### EXERCISE
Search the listing below for the string "matplotlib" and copy every line where it occurs.

Start of DATA BLOCK

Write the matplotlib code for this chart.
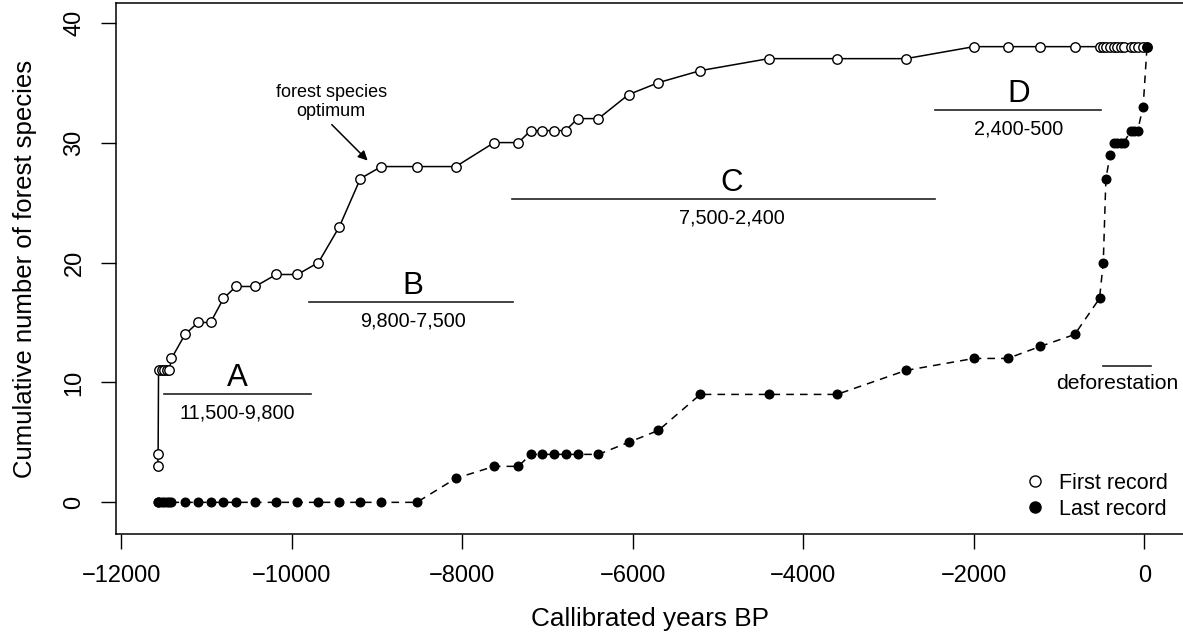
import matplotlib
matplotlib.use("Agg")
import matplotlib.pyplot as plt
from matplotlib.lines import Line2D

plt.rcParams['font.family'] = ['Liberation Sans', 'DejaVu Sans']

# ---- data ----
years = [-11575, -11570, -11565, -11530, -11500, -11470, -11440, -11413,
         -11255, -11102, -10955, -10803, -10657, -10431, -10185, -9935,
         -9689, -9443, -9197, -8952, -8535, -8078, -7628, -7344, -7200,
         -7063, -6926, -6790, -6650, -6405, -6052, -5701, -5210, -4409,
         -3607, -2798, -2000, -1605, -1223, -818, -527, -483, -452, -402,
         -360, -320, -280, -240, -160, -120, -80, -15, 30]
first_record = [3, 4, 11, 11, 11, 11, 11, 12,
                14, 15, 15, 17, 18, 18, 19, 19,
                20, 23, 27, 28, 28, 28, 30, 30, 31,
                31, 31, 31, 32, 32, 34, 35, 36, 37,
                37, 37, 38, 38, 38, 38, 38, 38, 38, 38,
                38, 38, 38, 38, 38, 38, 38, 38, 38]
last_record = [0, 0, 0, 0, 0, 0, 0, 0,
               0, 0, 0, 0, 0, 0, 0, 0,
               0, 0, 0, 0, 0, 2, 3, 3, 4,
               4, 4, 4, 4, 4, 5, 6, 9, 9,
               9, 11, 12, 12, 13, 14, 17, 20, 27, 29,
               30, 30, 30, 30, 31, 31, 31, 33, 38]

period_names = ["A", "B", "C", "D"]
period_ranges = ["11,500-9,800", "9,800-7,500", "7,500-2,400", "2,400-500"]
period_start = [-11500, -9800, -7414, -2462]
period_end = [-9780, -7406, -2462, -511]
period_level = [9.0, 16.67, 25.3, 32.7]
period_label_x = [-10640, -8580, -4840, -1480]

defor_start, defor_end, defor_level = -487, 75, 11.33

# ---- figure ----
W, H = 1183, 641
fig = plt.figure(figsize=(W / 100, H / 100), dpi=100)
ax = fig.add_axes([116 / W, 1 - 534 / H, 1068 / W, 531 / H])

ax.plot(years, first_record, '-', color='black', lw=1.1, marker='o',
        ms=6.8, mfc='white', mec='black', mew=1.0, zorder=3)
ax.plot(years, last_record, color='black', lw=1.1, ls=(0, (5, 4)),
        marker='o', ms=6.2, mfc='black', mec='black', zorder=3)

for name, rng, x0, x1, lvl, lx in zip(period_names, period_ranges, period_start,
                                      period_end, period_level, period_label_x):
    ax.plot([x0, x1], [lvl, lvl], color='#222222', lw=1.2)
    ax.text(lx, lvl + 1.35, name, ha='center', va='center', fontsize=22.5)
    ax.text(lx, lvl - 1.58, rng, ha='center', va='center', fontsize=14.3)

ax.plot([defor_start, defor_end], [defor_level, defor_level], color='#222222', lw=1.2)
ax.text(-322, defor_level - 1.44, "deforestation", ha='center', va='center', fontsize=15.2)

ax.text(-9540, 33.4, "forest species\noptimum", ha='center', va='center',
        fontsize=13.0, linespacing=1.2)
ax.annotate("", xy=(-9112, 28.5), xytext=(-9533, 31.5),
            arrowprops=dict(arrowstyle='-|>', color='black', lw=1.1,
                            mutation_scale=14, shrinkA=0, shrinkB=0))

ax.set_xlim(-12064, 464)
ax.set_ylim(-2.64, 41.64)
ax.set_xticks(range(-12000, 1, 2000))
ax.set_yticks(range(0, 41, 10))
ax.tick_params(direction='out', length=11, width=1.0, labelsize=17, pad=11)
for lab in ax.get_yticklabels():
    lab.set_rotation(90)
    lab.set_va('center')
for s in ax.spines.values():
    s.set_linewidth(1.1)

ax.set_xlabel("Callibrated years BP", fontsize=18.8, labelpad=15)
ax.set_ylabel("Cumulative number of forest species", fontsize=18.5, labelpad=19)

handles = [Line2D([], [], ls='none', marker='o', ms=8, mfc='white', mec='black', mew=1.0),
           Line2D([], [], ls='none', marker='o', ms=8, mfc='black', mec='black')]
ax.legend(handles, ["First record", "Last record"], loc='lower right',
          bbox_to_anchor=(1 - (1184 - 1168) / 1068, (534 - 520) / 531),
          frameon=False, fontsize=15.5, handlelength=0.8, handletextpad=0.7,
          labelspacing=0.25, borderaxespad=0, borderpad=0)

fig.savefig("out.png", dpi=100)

End of DATA BLOCK

### TASK RESPONSE
Write the matplotlib code for this chart.
import matplotlib
matplotlib.use("Agg")
import matplotlib.pyplot as plt
from matplotlib.lines import Line2D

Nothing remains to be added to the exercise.